Many 55-gallon drums of ink have been spilled praising, analyzing, dissecting, and interpreting this film, for which the word “classic” almost seems to have been invented. I’ll just mention a few things you might not have heard or considered. For a film that was perfectly cast, it’s curious that the initial choice of director was not as on-target (archery reference intentional). William Keighley, who had directed Flynn in The Prince and the Pauper, sat in the director’s chair for the first half of the movie’s extensive shoot, but he turned out not have a knack for handling large-scale action scenes, which were necessary in a film intended to evoke the spirit of predecessor Douglas Fairbanks, Sr. So halfway through production Keighley was replaced by the more versatile Michael Curtiz, who had also directed Flynn before (in Captain Blood). It was Curtiz who helmed the fights and chase scenes, the arboreal antics in Sherwood Forest, and the battle in the castle.

Then there’s Erich Wolfgang Korngold’s personal tale of involvement with the film. An Austrian Jew, the famous composer and his family were natives of Vienna, where in early 1938 he was engrossed with completing a new opera for performance later in the year. But the opera was postponed, so when the call came from Warner Bros. asking him to do the music for Robin Hood, Korngold was unexpectedly available. Shortly after he arrived in Hollywood the news came from Vienna that Anschluss was imminent, Hitler’s merger of Austria into Germany. Korngold instantly sent for his family to join him, and they got out of Austria on the very last train before travel for Jews was interdicted. It was a daring escape for his family, and poetically appropriate for the composer to a film about resistance to tyranny. Thereafter Korngold always said that his and his family’s lives had been saved by Robin Hood.

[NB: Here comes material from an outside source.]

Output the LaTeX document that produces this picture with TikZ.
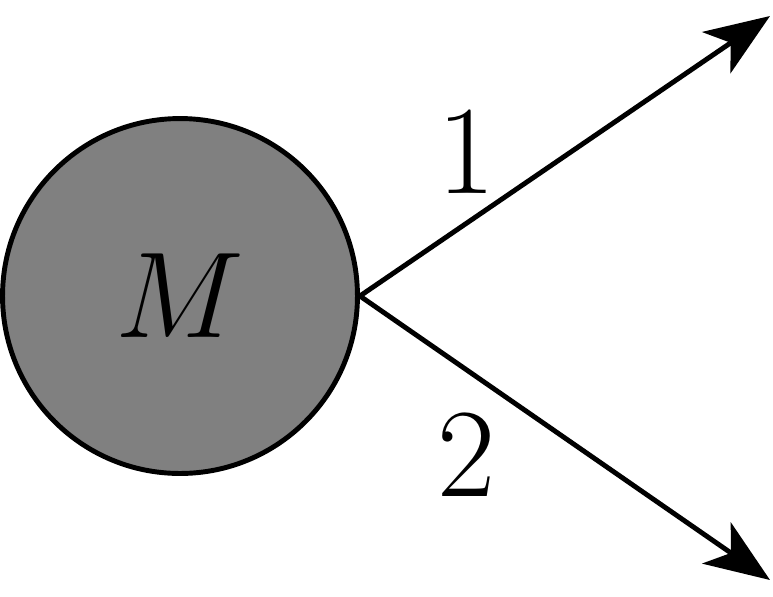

Back to the movie: you know those guys who looked like they got shot in the chest with arrows? They got shot in the chest with arrows. Each wore a chest plate of metal to stop the arrow, covered with a slab of balsa wood so the arrow would stick. A $150 bonus compensated for the risk, pain, and shock.

Our final fun factoid involves “Golden Cloud,” the horse ridden in the film by Lady Marian. Another Hollywood character, Roy Rogers, was so taken with Golden Cloud’s looks and obvious intelligence that he made inquiries, and eventually bought the horse from Warner Bros. Rogers took Golden Cloud over to the Republic Pictures lot, renamed him Trigger, and made him the most famous horse in Hollywood.

Now go watch it again. You know you want to.